For decades, the field of Mennonite literature has been dominated by the question of Mennonite identity. After Identity: Mennonite Writing in North America offers a cohesive platform for an interdisciplinary reappraisal of Mennonite literature and literary criticism, as well as a reflection of current conversations in the field about Mennonite literary discourse and cultural identity.
After Identity features twelve interdisciplinary essays from scholars who see Mennonite writing transitioning beyond a tradition concerned primarily with defining itself and its cultural milieu. Contributors explore the histories and contexts—as well as the gaps—that have informed and diverted the perennial focus on identity in Mennonite literature, even as that identity is reread, reframed, and expanded. Individually, each chapter engages the question of identity in some distinct way; collectively, they show something of the range in tone, methodology, and perspective that characterizes the broader field of Mennonite literary criticism.

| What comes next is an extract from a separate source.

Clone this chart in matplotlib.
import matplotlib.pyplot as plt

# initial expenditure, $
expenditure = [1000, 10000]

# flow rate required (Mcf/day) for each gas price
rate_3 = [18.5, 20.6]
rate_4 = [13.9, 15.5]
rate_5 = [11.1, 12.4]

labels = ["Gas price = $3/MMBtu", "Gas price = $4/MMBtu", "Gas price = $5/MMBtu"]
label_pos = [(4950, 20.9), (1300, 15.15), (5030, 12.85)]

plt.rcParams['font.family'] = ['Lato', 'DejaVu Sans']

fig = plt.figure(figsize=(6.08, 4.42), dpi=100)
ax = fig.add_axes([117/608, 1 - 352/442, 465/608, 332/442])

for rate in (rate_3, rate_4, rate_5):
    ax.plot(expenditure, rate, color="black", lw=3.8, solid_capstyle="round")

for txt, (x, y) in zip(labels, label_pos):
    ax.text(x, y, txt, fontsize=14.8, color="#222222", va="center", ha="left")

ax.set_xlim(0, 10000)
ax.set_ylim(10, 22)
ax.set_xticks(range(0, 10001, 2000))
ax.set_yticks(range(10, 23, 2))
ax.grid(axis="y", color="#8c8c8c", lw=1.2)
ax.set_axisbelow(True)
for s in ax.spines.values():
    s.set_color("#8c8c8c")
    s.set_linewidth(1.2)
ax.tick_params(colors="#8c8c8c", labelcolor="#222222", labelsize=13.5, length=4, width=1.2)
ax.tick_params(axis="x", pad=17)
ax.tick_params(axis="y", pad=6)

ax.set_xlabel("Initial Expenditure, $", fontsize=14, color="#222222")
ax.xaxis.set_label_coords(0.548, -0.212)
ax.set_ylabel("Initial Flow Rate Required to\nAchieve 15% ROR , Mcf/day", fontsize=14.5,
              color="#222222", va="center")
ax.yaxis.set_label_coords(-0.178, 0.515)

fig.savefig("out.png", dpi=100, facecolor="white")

Together, the essays in this volume interrogate what is at stake in this ongoing preoccupation with identity and explore the potential for a move towards a truly post-identity literature. As such, After Identity participates in a much larger reconsideration of cultural identity currently under way in contemporary literary studies, a discussion with implications for the study of ethnic literatures more generally.
“The world of Mennonite writing in North America is a lively and fascinating one that pushes into new territory even while it seeks to attend to its own histories, traditions, and communities—this collection of essays is a reliable guide to understanding that state of affairs.”